Aunque la presentación de los personajes como grupo o, en este caso, como manada, sea efectiva y verosímil, la que se hace de cada uno individualmente no funciona tan bien. Esto es causa, de nuevo, de lo dicho anteriormente: la faceta de la película que refleja una aventura, sí debería habernos dejado conocer a todos y cada uno de ellos para vibrar con su objetivo y preguntarnos si se salvarán. Para la faceta que se centra en la reflexión del protagonista, estos hombres son solo figuras cuyos designios poco importan. Esto queda perfectamente demostrado cuando, tras la colisión, sobreviene la muerte a un pasajero al que aún no conocíamos. No se trata de querer al personaje para sentir la pérdida, pus la intención de la secuencia es enseñar la cara de la parca a los demás supervivientes o quizá reflexionar sobre este último momento ante el espectador. Nos encontramos así en otra consecuencia de esa confusión de intenciones que asola a ‘Infierno blanco’.

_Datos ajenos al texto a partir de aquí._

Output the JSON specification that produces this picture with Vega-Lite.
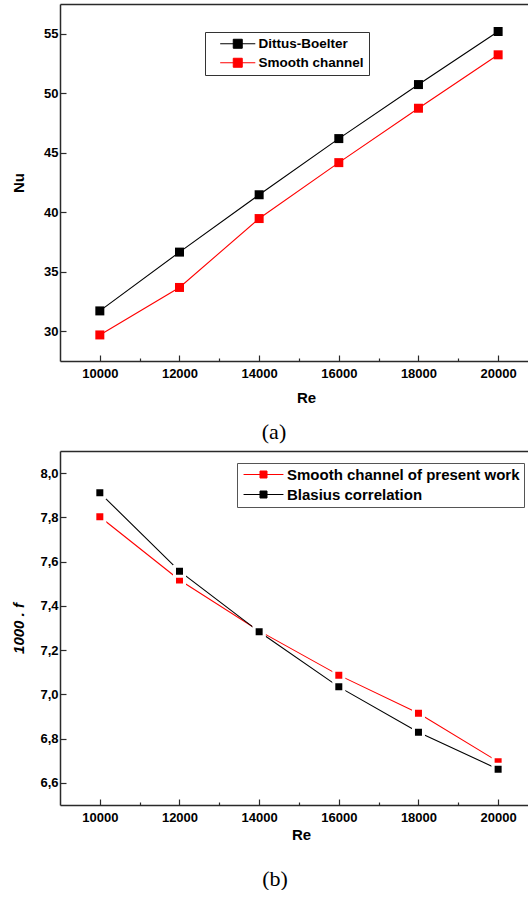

Las caracterizaciones de los personajes –no hablo de interpretaciones, sino de que el guion nos permita saber algo de ellos– tardan en llegar y están repartidas a lo largo del metraje, en lugar de hacerse en conjunto desde el inicio, como es común. Vamos entendiendo a cada uno de ellos por turnos, lo que tiene un efecto implícito de autospoiler. Al ser quizá demasiado tarde para lograr un retrato completo, la efectividad emotiva se basa en la familia que cada uno dejará –qué curioso que todos tienen hijas, como si eso diese más pena– en lugar de en lo que son por sí mismos. Los pocos personajes que sí gozan de retrato resultan ligeramente maniqueos, especialmente Díaz que, presentado como malo, es el único que muestra algo de lucidez a la hora de sugerir decisiones que nunca se adoptan ya que, como entre los lobos, aquí también hay un macho alfa y ese es Ottway (Liam Neeson).
Conclusión
Suelen atraerme mucho las luchas por la supervivencia ambientadas en montañas nevadas y estoy segura de que este argumento de venta no habrá funcionado solo conmigo, ya que muchos compartiréis esta predilección. Lo que encontramos quienes acudimos con esa expectativa es una aventura entretenida, bien rodada y bien fotografiada, que se deja ver y que cuenta con algún momento potente. Si no hubiese tratado de ir más allá, ‘Infierno blanco’ podría haber supuesto una película de considerable valor. Sin embargo, percibimos asimismo la intención lírica de deliberar sobre la muerte, que procede del relato en el que está basada. Esta segunda vertiente no se traslada con acierto a la pantalla y tampoco aporta épica a la otra –aunque tampoco diría que la estorba–. Ni la interpretación de Liam Neeson consigue que sus consideraciones o renuncias resuenen y nos provoquen la buscada reflexión y mucho menos que la poesía del texto se sienta en el film.